■ **Aim**:
Word for word, give the material below again, minus any images.

────────────────

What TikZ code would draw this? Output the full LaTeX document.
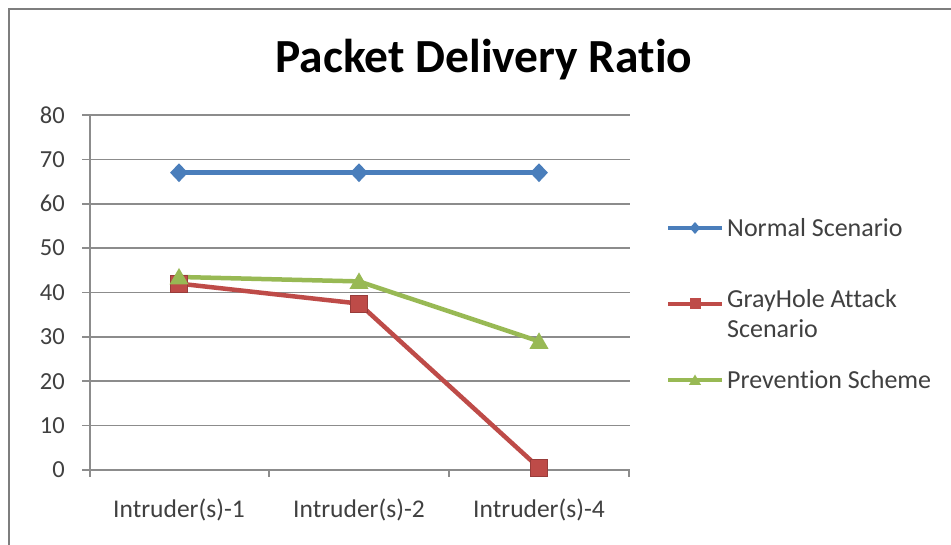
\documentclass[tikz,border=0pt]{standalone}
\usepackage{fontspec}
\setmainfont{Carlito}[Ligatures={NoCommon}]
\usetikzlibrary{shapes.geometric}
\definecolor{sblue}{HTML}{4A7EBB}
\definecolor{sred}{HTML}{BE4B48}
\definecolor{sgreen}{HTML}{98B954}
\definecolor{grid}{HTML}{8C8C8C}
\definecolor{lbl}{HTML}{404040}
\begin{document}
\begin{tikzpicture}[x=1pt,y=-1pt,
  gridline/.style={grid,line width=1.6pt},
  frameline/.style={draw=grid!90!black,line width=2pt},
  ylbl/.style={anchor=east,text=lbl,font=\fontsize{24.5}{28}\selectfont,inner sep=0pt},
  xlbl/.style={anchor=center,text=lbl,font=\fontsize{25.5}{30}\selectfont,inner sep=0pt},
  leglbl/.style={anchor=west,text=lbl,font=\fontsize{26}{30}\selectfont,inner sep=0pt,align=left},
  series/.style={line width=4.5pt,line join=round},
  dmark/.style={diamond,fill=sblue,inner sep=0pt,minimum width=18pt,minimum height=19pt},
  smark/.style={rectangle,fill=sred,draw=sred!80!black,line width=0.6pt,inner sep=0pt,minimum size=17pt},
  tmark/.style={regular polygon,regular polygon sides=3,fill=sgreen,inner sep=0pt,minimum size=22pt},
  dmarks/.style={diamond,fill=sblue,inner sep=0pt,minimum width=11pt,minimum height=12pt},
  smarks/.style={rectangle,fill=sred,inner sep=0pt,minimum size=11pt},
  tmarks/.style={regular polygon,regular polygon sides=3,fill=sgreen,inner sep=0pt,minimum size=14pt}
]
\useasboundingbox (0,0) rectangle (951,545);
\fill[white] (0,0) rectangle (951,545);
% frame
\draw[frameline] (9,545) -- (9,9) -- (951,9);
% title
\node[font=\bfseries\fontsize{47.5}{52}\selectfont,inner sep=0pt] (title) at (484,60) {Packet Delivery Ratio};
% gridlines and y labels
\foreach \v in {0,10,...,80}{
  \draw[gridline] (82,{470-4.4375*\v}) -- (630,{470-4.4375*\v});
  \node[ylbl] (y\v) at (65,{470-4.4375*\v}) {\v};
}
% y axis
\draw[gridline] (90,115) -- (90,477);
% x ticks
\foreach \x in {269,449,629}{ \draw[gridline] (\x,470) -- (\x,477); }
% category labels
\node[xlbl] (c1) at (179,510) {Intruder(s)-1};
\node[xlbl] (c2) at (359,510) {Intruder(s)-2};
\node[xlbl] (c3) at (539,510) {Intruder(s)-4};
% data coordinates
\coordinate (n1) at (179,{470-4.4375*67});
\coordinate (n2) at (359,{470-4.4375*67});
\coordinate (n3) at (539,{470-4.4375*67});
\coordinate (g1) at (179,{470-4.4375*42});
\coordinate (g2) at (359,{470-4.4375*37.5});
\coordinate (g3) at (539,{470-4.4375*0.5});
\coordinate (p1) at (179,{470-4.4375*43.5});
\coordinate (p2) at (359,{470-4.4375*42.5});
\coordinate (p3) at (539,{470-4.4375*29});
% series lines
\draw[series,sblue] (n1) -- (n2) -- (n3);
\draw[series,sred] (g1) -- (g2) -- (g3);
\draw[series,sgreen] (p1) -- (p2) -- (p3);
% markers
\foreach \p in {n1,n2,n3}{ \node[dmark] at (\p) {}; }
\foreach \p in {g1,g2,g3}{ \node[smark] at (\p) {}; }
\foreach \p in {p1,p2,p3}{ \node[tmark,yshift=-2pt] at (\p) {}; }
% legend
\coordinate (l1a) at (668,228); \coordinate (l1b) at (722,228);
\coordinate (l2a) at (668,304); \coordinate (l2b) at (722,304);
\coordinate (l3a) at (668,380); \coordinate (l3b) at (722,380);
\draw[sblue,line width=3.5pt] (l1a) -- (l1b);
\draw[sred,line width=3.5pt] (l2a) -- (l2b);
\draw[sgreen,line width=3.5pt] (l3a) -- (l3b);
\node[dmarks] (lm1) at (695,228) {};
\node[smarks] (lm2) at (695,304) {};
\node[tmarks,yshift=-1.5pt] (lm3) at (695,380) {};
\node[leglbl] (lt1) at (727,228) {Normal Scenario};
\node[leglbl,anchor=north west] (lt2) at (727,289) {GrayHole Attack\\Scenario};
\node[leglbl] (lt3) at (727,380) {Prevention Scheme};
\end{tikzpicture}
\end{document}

────────────────

■ **Task answer**:
What TikZ code would draw this? Output the full LaTeX document.
\documentclass[tikz,border=0pt]{standalone}
\usepackage{fontspec}
\setmainfont{Carlito}[Ligatures={NoCommon}]
\usetikzlibrary{shapes.geometric}
\definecolor{sblue}{HTML}{4A7EBB}
\definecolor{sred}{HTML}{BE4B48}
\definecolor{sgreen}{HTML}{98B954}
\definecolor{grid}{HTML}{8C8C8C}
\definecolor{lbl}{HTML}{404040}
\begin{document}
\begin{tikzpicture}[x=1pt,y=-1pt,
  gridline/.style={grid,line width=1.6pt},
  frameline/.style={draw=grid!90!black,line width=2pt},
  ylbl/.style={anchor=east,text=lbl,font=\fontsize{24.5}{28}\selectfont,inner sep=0pt},
  xlbl/.style={anchor=center,text=lbl,font=\fontsize{25.5}{30}\selectfont,inner sep=0pt},
  leglbl/.style={anchor=west,text=lbl,font=\fontsize{26}{30}\selectfont,inner sep=0pt,align=left},
  series/.style={line width=4.5pt,line join=round},
  dmark/.style={diamond,fill=sblue,inner sep=0pt,minimum width=18pt,minimum height=19pt},
  smark/.style={rectangle,fill=sred,draw=sred!80!black,line width=0.6pt,inner sep=0pt,minimum size=17pt},
  tmark/.style={regular polygon,regular polygon sides=3,fill=sgreen,inner sep=0pt,minimum size=22pt},
  dmarks/.style={diamond,fill=sblue,inner sep=0pt,minimum width=11pt,minimum height=12pt},
  smarks/.style={rectangle,fill=sred,inner sep=0pt,minimum size=11pt},
  tmarks/.style={regular polygon,regular polygon sides=3,fill=sgreen,inner sep=0pt,minimum size=14pt}
]
\useasboundingbox (0,0) rectangle (951,545);
\fill[white] (0,0) rectangle (951,545);
% frame
\draw[frameline] (9,545) -- (9,9) -- (951,9);
% title
\node[font=\bfseries\fontsize{47.5}{52}\selectfont,inner sep=0pt] (title) at (484,60) {Packet Delivery Ratio};
% gridlines and y labels
\foreach \v in {0,10,...,80}{
  \draw[gridline] (82,{470-4.4375*\v}) -- (630,{470-4.4375*\v});
  \node[ylbl] (y\v) at (65,{470-4.4375*\v}) {\v};
}
% y axis
\draw[gridline] (90,115) -- (90,477);
% x ticks
\foreach \x in {269,449,629}{ \draw[gridline] (\x,470) -- (\x,477); }
% category labels
\node[xlbl] (c1) at (179,510) {Intruder(s)-1};
\node[xlbl] (c2) at (359,510) {Intruder(s)-2};
\node[xlbl] (c3) at (539,510) {Intruder(s)-4};
% data coordinates
\coordinate (n1) at (179,{470-4.4375*67});
\coordinate (n2) at (359,{470-4.4375*67});
\coordinate (n3) at (539,{470-4.4375*67});
\coordinate (g1) at (179,{470-4.4375*42});
\coordinate (g2) at (359,{470-4.4375*37.5});
\coordinate (g3) at (539,{470-4.4375*0.5});
\coordinate (p1) at (179,{470-4.4375*43.5});
\coordinate (p2) at (359,{470-4.4375*42.5});
\coordinate (p3) at (539,{470-4.4375*29});
% series lines
\draw[series,sblue] (n1) -- (n2) -- (n3);
\draw[series,sred] (g1) -- (g2) -- (g3);
\draw[series,sgreen] (p1) -- (p2) -- (p3);
% markers
\foreach \p in {n1,n2,n3}{ \node[dmark] at (\p) {}; }
\foreach \p in {g1,g2,g3}{ \node[smark] at (\p) {}; }
\foreach \p in {p1,p2,p3}{ \node[tmark,yshift=-2pt] at (\p) {}; }
% legend
\coordinate (l1a) at (668,228); \coordinate (l1b) at (722,228);
\coordinate (l2a) at (668,304); \coordinate (l2b) at (722,304);
\coordinate (l3a) at (668,380); \coordinate (l3b) at (722,380);
\draw[sblue,line width=3.5pt] (l1a) -- (l1b);
\draw[sred,line width=3.5pt] (l2a) -- (l2b);
\draw[sgreen,line width=3.5pt] (l3a) -- (l3b);
\node[dmarks] (lm1) at (695,228) {};
\node[smarks] (lm2) at (695,304) {};
\node[tmarks,yshift=-1.5pt] (lm3) at (695,380) {};
\node[leglbl] (lt1) at (727,228) {Normal Scenario};
\node[leglbl,anchor=north west] (lt2) at (727,289) {GrayHole Attack\\Scenario};
\node[leglbl] (lt3) at (727,380) {Prevention Scheme};
\end{tikzpicture}
\end{document}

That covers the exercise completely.